● TASK INPUT:
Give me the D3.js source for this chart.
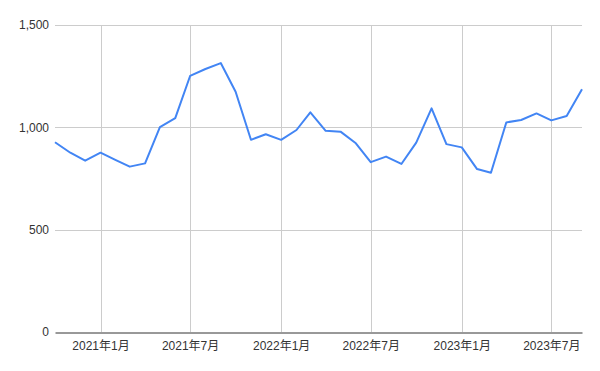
<!DOCTYPE html>
<html>
<head>
<meta charset="utf-8">
<script src="https://cdn.jsdelivr.net/npm/d3@7"></script>
<style>
  body { margin: 0; background: #fff; }
  text { font-family: "Liberation Sans", Arial, "Noto Sans CJK JP", sans-serif; fill: #333; }
</style>
</head>
<body>
<svg id="chart" width="600" height="371"></svg>
<script>
// monthly series, Oct 2020 .. Sep 2023
const months = [
	"2020-10", "2020-11", "2020-12",
	"2021-01", "2021-02", "2021-03", "2021-04", "2021-05", "2021-06",
	"2021-07", "2021-08", "2021-09", "2021-10", "2021-11", "2021-12",
	"2022-01", "2022-02", "2022-03", "2022-04", "2022-05", "2022-06",
	"2022-07", "2022-08", "2022-09", "2022-10", "2022-11", "2022-12",
	"2023-01", "2023-02", "2023-03", "2023-04", "2023-05", "2023-06",
	"2023-07", "2023-08", "2023-09"
];
const values = [
	927, 876, 837,
	876, 840, 808, 824, 1001, 1045,
	1251, 1285, 1314, 1174, 939, 966,
	939, 987, 1073, 983, 979, 922,
	830, 857, 821, 925, 1093, 918,
	902, 796, 778, 1024, 1036, 1068,
	1034, 1055, 1186
];
const xTickMonths = ["2021-01", "2021-07", "2022-01", "2022-07", "2023-01", "2023-07"];
const yTicks = [0, 500, 1000, 1500];

const parseMonth = d3.timeParse("%Y-%m");
const margin = {top: 25, right: 18, bottom: 39, left: 55};
const width = 600, height = 371;

const svg = d3.select("#chart");

const x = d3.scaleTime()
	.domain([parseMonth(months[0]), parseMonth(months[months.length - 1])])
	.range([margin.left, width - margin.right]);

const y = d3.scaleLinear()
	.domain([0, 1500])
	.range([height - margin.bottom, margin.top]);

// horizontal grid
svg.append("g")
	.selectAll("line")
	.data(yTicks.filter(d => d > 0))
	.join("line")
	.attr("x1", margin.left)
	.attr("x2", width - margin.right)
	.attr("y1", d => Math.round(y(d)) + 0.5)
	.attr("y2", d => Math.round(y(d)) + 0.5)
	.attr("stroke", "#cccccc");

// vertical grid
svg.append("g")
	.selectAll("line")
	.data(xTickMonths.map(parseMonth))
	.join("line")
	.attr("x1", d => Math.round(x(d)) + 0.5)
	.attr("x2", d => Math.round(x(d)) + 0.5)
	.attr("y1", margin.top)
	.attr("y2", height - margin.bottom)
	.attr("stroke", "#cccccc");

// y labels
svg.append("g")
	.selectAll("text")
	.data(yTicks)
	.join("text")
	.attr("x", margin.left - 6)
	.attr("y", d => y(d))
	.attr("dy", "0.35em")
	.attr("text-anchor", "end")
	.attr("font-size", 12)
	.text(d => d3.format(",")(d));

// x axis
const xAxis = d3.axisBottom(x)
	.tickValues(xTickMonths.map(parseMonth))
	.tickSize(0)
	.tickPadding(9)
	.tickFormat(d => d.getFullYear() + "年" + (d.getMonth() + 1) + "月");

const gx = svg.append("g")
	.attr("transform", "translate(0," + (Math.round(y(0)) + 0.5) + ")")
	.call(xAxis);
gx.select(".domain").attr("stroke", "#333333");
gx.selectAll("text")
	.attr("font-size", 12)
	.attr("font-family", "'Liberation Sans', Arial, 'Noto Sans CJK JP', sans-serif")
	.attr("fill", "#333");

// series line
const line = d3.line()
	.x((d, i) => x(parseMonth(months[i])))
	.y(d => y(d));

svg.append("path")
	.datum(values)
	.attr("fill", "none")
	.attr("stroke", "#4285f4")
	.attr("stroke-width", 2)
	.attr("stroke-linejoin", "round")
	.attr("d", line);
</script>
</body>
</html>
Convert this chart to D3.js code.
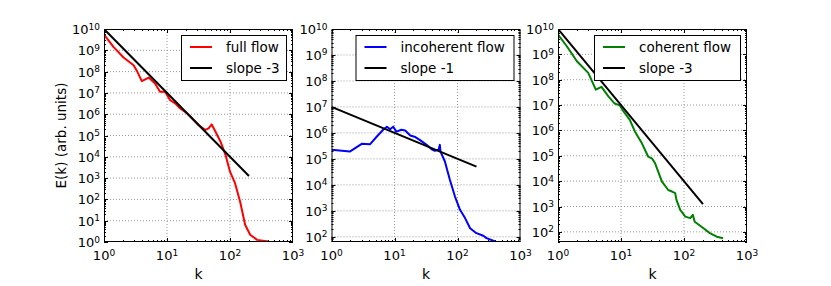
<!DOCTYPE html>
<html>
<head>
<meta charset="utf-8">
<script src="https://cdn.jsdelivr.net/npm/d3@7"></script>
<style>
  body { margin: 0; background: #fff; }
  svg { display: block; font-family: "DejaVu Sans", sans-serif; }
  .grid line { stroke: #999; stroke-dasharray: 1,2; stroke-width: 1; }
</style>
</head>
<body>
<svg id="chart" width="831" height="286"></svg>
<script>
// values: [log10(k), log10(E)]
var fullFlow = [
  [0, 9.74], [0.15, 9.16], [0.31, 8.66], [0.47, 8.30], [0.53, 7.99], [0.60, 7.55],
  [0.71, 7.72], [0.81, 7.44], [0.89, 7.05], [0.97, 7.05], [1.05, 6.66], [1.13, 6.51],
  [1.21, 6.27], [1.32, 6.04], [1.40, 5.80], [1.50, 5.49], [1.61, 5.26], [1.66, 5.33],
  [1.71, 5.52], [1.77, 5.18], [1.85, 4.71], [1.93, 4.08], [2.00, 3.30], [2.08, 2.76],
  [2.16, 1.90], [2.24, 0.81], [2.32, 0.34], [2.43, 0.10], [2.61, 0.02]
];
var incoherentFlow = [
  [0, 5.35], [0.29, 5.28], [0.48, 5.58], [0.61, 5.56], [0.72, 5.86], [0.82, 6.12],
  [0.88, 6.24], [0.93, 6.14], [0.98, 6.24], [1.03, 6.05], [1.11, 6.12], [1.17, 6.09],
  [1.25, 5.90], [1.33, 5.84], [1.40, 5.73], [1.51, 5.54], [1.59, 5.37], [1.64, 5.31],
  [1.70, 5.35], [1.72, 5.54], [1.73, 5.28], [1.80, 4.90], [1.88, 4.19], [1.96, 3.55],
  [2.04, 3.04], [2.12, 2.72], [2.20, 2.33], [2.30, 2.14], [2.41, 2.04], [2.46, 1.95],
  [2.60, 1.82]
];
var coherentFlow = [
  [0, 9.78], [0.14, 9.32], [0.30, 8.73], [0.48, 8.27], [0.60, 7.61], [0.69, 7.72],
  [0.80, 7.34], [0.90, 7.06], [0.98, 6.99], [1.04, 6.75], [1.14, 6.42], [1.22, 5.96],
  [1.33, 5.50], [1.43, 4.97], [1.49, 4.90], [1.54, 4.71], [1.65, 3.98], [1.75, 3.65],
  [1.81, 3.59], [1.86, 3.53], [1.88, 3.26], [1.94, 2.87], [2.02, 2.60], [2.10, 2.54],
  [2.14, 2.67], [2.17, 2.40], [2.31, 2.14], [2.41, 1.95], [2.52, 1.81], [2.62, 1.75]
];
// reference power laws: E = amp * k^slope, k from 1 to 200
var slopeK = [1, 200];
var panelSlopes = [-3, -1, -3];
var panelAmps = [1e10, 1e7, 1e10];
var panelNames = ["full flow", "incoherent flow", "coherent flow"];
var panelColors = ["#ff0000", "#0000ff", "#008000"];
var panelYmin = [1, Math.pow(10, 1.8), Math.pow(10, 1.6)];
var yTickExps = [[0,1,2,3,4,5,6,7,8,9,10], [2,3,4,5,6,7,8,9,10], [2,3,4,5,6,7,8,9,10]];
var xTickExps = [0, 1, 2, 3];

var svg = d3.select("#chart");
var panelLeft = [104, 331.5, 558];
var pw = 189, plotTop = 29, plotBottom = 242;
var allData = [fullFlow, incoherentFlow, coherentFlow];

function powLabel(sel, e) {
  sel.text("10").append("tspan").attr("dy", "-0.5em").style("font-size", "9px").text(e);
}

function drawPanel(i) {
  var x0 = panelLeft[i];
  var x = d3.scaleLog().domain([1, 1000]).range([x0, x0 + pw]);
  var y = d3.scaleLog().domain([panelYmin[i], 1e10]).range([plotBottom, plotTop]);
  var g = svg.append("g");

  // grid
  var grid = g.append("g").attr("class", "grid");
  xTickExps.slice(1, 3).forEach(function(e) {
    grid.append("line").attr("x1", x(Math.pow(10, e))).attr("x2", x(Math.pow(10, e)))
      .attr("y1", plotTop).attr("y2", plotBottom);
  });
  yTickExps[i].forEach(function(e) {
    var v = Math.pow(10, e);
    if (v <= panelYmin[i] || e == 10) return;
    grid.append("line").attr("x1", x0).attr("x2", x0 + pw).attr("y1", y(v)).attr("y2", y(v));
  });

  // ticks, inside, all four sides
  var ticks = g.append("g").attr("stroke", "#000").attr("stroke-width", 1);
  for (var d = 0; d < 3; d++) {
    for (var m = 1; m < 10; m++) {
      var v = m * Math.pow(10, d);
      var len = m == 1 ? 4 : 2;
      var px = Math.round(x(v)) + 0.5;
      ticks.append("line").attr("x1", px).attr("x2", px).attr("y1", plotBottom).attr("y2", plotBottom - len);
      ticks.append("line").attr("x1", px).attr("x2", px).attr("y1", plotTop).attr("y2", plotTop + len);
    }
  }
  var ylo = Math.floor(Math.log10(panelYmin[i]));
  for (var d2 = ylo; d2 < 10; d2++) {
    for (var m2 = 1; m2 < 10; m2++) {
      var v2 = m2 * Math.pow(10, d2);
      if (v2 < panelYmin[i]) continue;
      var len2 = m2 == 1 ? 4 : 2;
      var py = Math.round(y(v2)) + 0.5;
      ticks.append("line").attr("y1", py).attr("y2", py).attr("x1", x0).attr("x2", x0 + len2);
      ticks.append("line").attr("y1", py).attr("y2", py).attr("x1", x0 + pw).attr("x2", x0 + pw - len2);
    }
  }

  // clip for data lines
  var clipId = "clip" + i;
  svg.append("clipPath").attr("id", clipId).append("rect")
    .attr("x", x0).attr("y", plotTop).attr("width", pw).attr("height", plotBottom - plotTop);

  var line = d3.line().x(function(p) { return x(Math.pow(10, p[0])); })
    .y(function(p) { return y(Math.pow(10, p[1])); });
  g.append("path").datum(allData[i]).attr("clip-path", "url(#" + clipId + ")")
    .attr("d", line).attr("fill", "none").attr("stroke", panelColors[i])
    .attr("stroke-width", 2).attr("stroke-linejoin", "round");

  var slopeData = slopeK.map(function(k) {
    return [Math.log10(k), Math.log10(panelAmps[i] * Math.pow(k, panelSlopes[i]))];
  });
  g.append("path").datum(slopeData).attr("clip-path", "url(#" + clipId + ")")
    .attr("d", line).attr("fill", "none").attr("stroke", "#000").attr("stroke-width", 2);

  // frame
  g.append("rect").attr("x", x0 + 0.5).attr("y", plotTop + 0.5).attr("width", pw - 1)
    .attr("height", plotBottom - plotTop - 1).attr("fill", "none").attr("stroke", "#000");

  // tick labels
  xTickExps.forEach(function(e) {
    g.append("text").attr("x", x(Math.pow(10, e))).attr("y", 260)
      .attr("text-anchor", "middle").style("font-size", "13px").call(powLabel, e);
  });
  yTickExps[i].forEach(function(e) {
    if (Math.pow(10, e) < panelYmin[i]) return;
    g.append("text").attr("x", x0 - 4).attr("y", y(Math.pow(10, e)) + 5)
      .attr("text-anchor", "end").style("font-size", "13px").call(powLabel, e);
  });

  g.append("text").attr("x", x0 + pw / 2).attr("y", 279).attr("text-anchor", "middle")
    .style("font-size", "14px").text("k");

  // legend
  var lw = [105, 158, 146][i];
  var lx = x0 + pw - 7 - lw;
  var leg = g.append("g");
  leg.append("rect").attr("x", lx + 0.5).attr("y", 35.5).attr("width", lw).attr("height", 45)
    .attr("fill", "#fff").attr("stroke", "#000");
  var entries = [[panelNames[i], panelColors[i]], ["slope " + panelSlopes[i], "#000"]];
  entries.forEach(function(en, j) {
    var ly = 47 + j * 21;
    leg.append("line").attr("x1", lx + 9).attr("x2", lx + 31).attr("y1", ly).attr("y2", ly)
      .attr("stroke", en[1]).attr("stroke-width", 2);
    leg.append("text").attr("x", lx + 45).attr("y", ly + 5).style("font-size", "13.5px").text(en[0]);
  });
}

[0, 1, 2].forEach(drawPanel);

svg.append("text").attr("transform", "translate(66," + (plotTop + plotBottom) / 2 + ") rotate(-90)")
  .attr("text-anchor", "middle").style("font-size", "13.5px").text("E(k) (arb. units)");
</script>
</body>
</html>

● REQUIREMENTS:
Search the listing for the word "chart". Copy every line in which it occurs.

● FINISHED ANSWER:
Give me the D3.js source for this chart.
<svg id="chart" width="600" height="371"></svg>
const svg = d3.select("#chart");
Convert this chart to D3.js code.
<svg id="chart" width="831" height="286"></svg>
var svg = d3.select("#chart");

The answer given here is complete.